Assim, vale a pena entender a afirmativa cristã, muito difundida mas pouco aplicada: “Não julgueis, para não serdes julgados!” E isso não tira do estado a prerrogativa da condenação, dos acusados de assassinatos e tampouco dos salteadores! É preciso afastar do convívio social a gente cuja degeneração chegou a esse ponto, a do prejuízo social! Infelizmente! Mas, é necessário compreender as atitudes do homem no conteúdo dos respectivos contextos! A fragilidade humana é de tal forma significativa, que não vale a pena dissertar sobre os defeitos e os tropeços do semelhante! Cada qual cuide de si, de melhorar mais e mais, de amar e ser amado, de fazer da dedicação à família, aos amigos e ao trabalho a bandeira de todos os dias, cumprindo as metas da consciência. De que serve sentar e reunir os parentes ou aglutinar os companheiros para exercitar a crítica alheia? De nada! Todos nós trazemos n’alma essa marca, a da mais completa labilidade! Interessa, pois, contribuir com o outro, colaborar para o crescimento e o desenvolvimento, sem crítica, para a superação dos impasses, simples, tantas vezes, mas tomados pela complexidade do espírito.
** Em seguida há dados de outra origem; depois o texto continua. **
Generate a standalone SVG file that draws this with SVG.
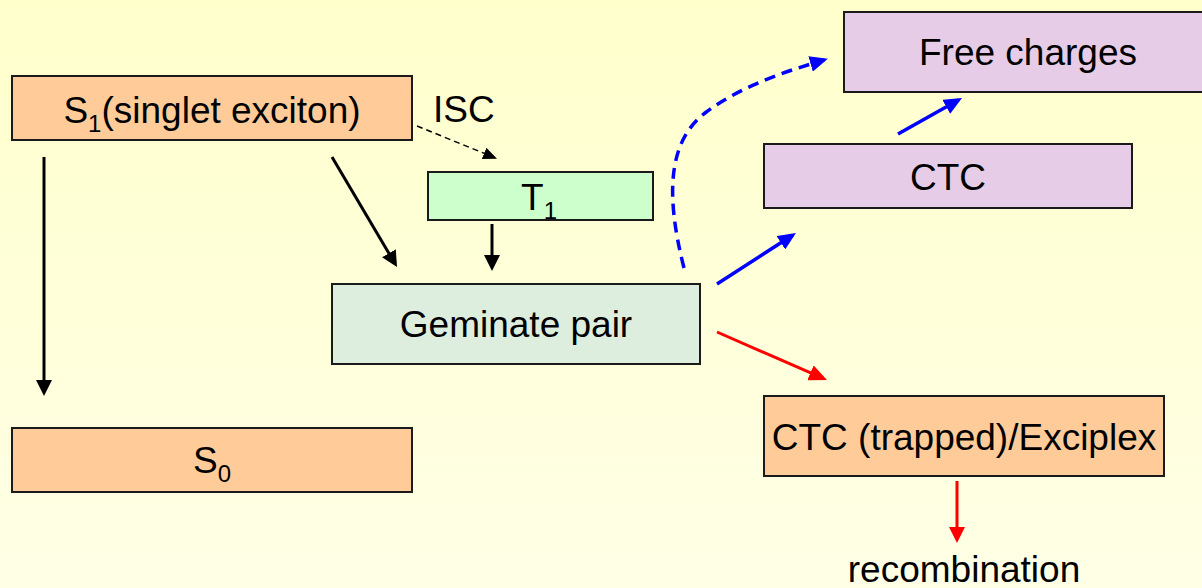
<svg xmlns="http://www.w3.org/2000/svg" width="1202" height="588" viewBox="0 0 1202 588">
<defs>
<linearGradient id="bg" x1="0" y1="0" x2="0" y2="1">
<stop offset="0" stop-color="#FFFFCC"/>
<stop offset="1" stop-color="#FFFFE6"/>
</linearGradient>
<marker id="hk" markerUnits="userSpaceOnUse" markerWidth="16" markerHeight="16" refX="12" refY="8" orient="auto"><path d="M0,0 L16,8 L0,16 z" fill="#000"/></marker>
<marker id="hks" markerUnits="userSpaceOnUse" markerWidth="14" markerHeight="12" refX="11" refY="6" orient="auto"><path d="M0,0 L14,6 L0,12 z" fill="#000"/></marker>
<marker id="hb" markerUnits="userSpaceOnUse" markerWidth="18" markerHeight="16" refX="14" refY="8" orient="auto"><path d="M0,0 L18,8 L0,16 z" fill="#0000FF"/></marker>
<marker id="hr" markerUnits="userSpaceOnUse" markerWidth="18" markerHeight="16" refX="14" refY="8" orient="auto"><path d="M0,0 L18,8 L0,16 z" fill="#FF0000"/></marker>
<marker id="hr2" markerUnits="userSpaceOnUse" markerWidth="16" markerHeight="16" refX="12" refY="8" orient="auto"><path d="M0,0 L16,8 L0,16 z" fill="#FF0000"/></marker>
</defs>
<style>
.box{stroke:#1a1a1a;stroke-width:2}
.peach{fill:#FFCC99}
.green{fill:#CCFFCC}
.gem{fill:#DDEEDF}
.lav{fill:#E6CCE6}
text{font-family:"Liberation Sans",Arial,sans-serif;font-size:37px;fill:#000}
.sub{font-size:24px}
.k{stroke:#000;stroke-width:3;fill:none}
.kd{stroke:#000;stroke-width:1.5;fill:none;stroke-dasharray:6,4}
.b{stroke:#0000FF;stroke-width:3.5;fill:none}
.bd{stroke:#0000FF;stroke-width:3.5;fill:none;stroke-dasharray:11,7}
.r{stroke:#FF0000;stroke-width:3;fill:none}
</style>
<rect width="1202" height="588" fill="url(#bg)"/>
<g id="connectors">
<line class="k" x1="44" y1="157" x2="44" y2="392" marker-end="url(#hk)"/>
<line class="k" x1="332" y1="157" x2="395" y2="263.6" marker-end="url(#hk)"/>
<line class="k" x1="492" y1="224" x2="492" y2="267" marker-end="url(#hk)"/>
<line class="kd" x1="417" y1="126" x2="494.3" y2="157.5" marker-end="url(#hks)"/>
<line class="b" x1="717" y1="284" x2="792.6" y2="235.2" marker-end="url(#hb)"/>
<line class="r" x1="717" y1="332" x2="823.3" y2="378.4" marker-end="url(#hr)"/>
<line class="b" x1="898" y1="134" x2="958.5" y2="100" marker-end="url(#hb)"/>
<line class="r" x1="957" y1="481" x2="957" y2="539" marker-end="url(#hr2)"/>
<path class="bd" d="M684,268 C664,190 670,140 705,113 S790,70 824,60" marker-end="url(#hb)"/>
</g>
<g id="s1">
<rect class="box peach" x="12" y="76" width="400" height="64"/>
<text x="212" y="123" text-anchor="middle">S<tspan class="sub" dy="9">1</tspan><tspan dy="-9">(singlet exciton)</tspan></text>
</g>
<g id="isc">
<text x="433" y="122">ISC</text>
</g>
<g id="t1">
<rect class="box green" x="428" y="172" width="225" height="48"/>
<text x="539" y="210" text-anchor="middle">T<tspan class="sub" dy="9">1</tspan></text>
</g>
<g id="geminate">
<rect class="box gem" x="332" y="284" width="368" height="80"/>
<text x="516" y="337" text-anchor="middle">Geminate pair</text>
</g>
<g id="s0">
<rect class="box peach" x="12" y="428" width="400" height="64"/>
<text x="212" y="473" text-anchor="middle">S<tspan class="sub" dy="9">0</tspan></text>
</g>
<g id="free">
<rect class="box lav" x="844" y="12" width="368" height="80"/>
<text x="1028" y="65" text-anchor="middle">Free charges</text>
</g>
<g id="ctc">
<rect class="box lav" x="764" y="144" width="368" height="64"/>
<text x="948" y="190" text-anchor="middle">CTC</text>
</g>
<g id="trapped">
<rect class="box peach" x="764" y="396" width="400" height="80"/>
<text x="964" y="450" text-anchor="middle">CTC (trapped)/Exciplex</text>
</g>
<g id="recomb">
<text x="964" y="582" text-anchor="middle">recombination</text>
</g>
</svg>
Tenho refletido muito sobre essas coisas, sobre a minha fragilidade pessoal e a dos outros, a dos meus familiares e a dos meus colegas. E posso concluir, com base nos meus cabelos brancos e fundamentado na minha experiência de seis longas décadas, que o inferno anda vazio e os céus lotados de muita gente boa, cujos atos, na essência dos fatos, resultaram de atitudes nunca inteiramente pensadas! A prática do bem exige uma preparação do espírito para o inteiramente bom! E nós estamos mal preparados no sentido desse exercício! Na ocasião do juízo – ninguém disso se iluda! -, Deus, na sua grandeza infinita e sublime, há de contabilizar tudo isso e o saldo positivo vai prevalecer! Penso eu!
(*) - Uma crônica como todas as outras - ou quase todas - escrita há alguns anos. Publicada hoje como uma homenagem ao meu cunhado Heber Gama, precocemente falecido. Ninguém pode ou deve morrer com 55 anos de idade. Deus o tenha, então, na santa paz dos anjos.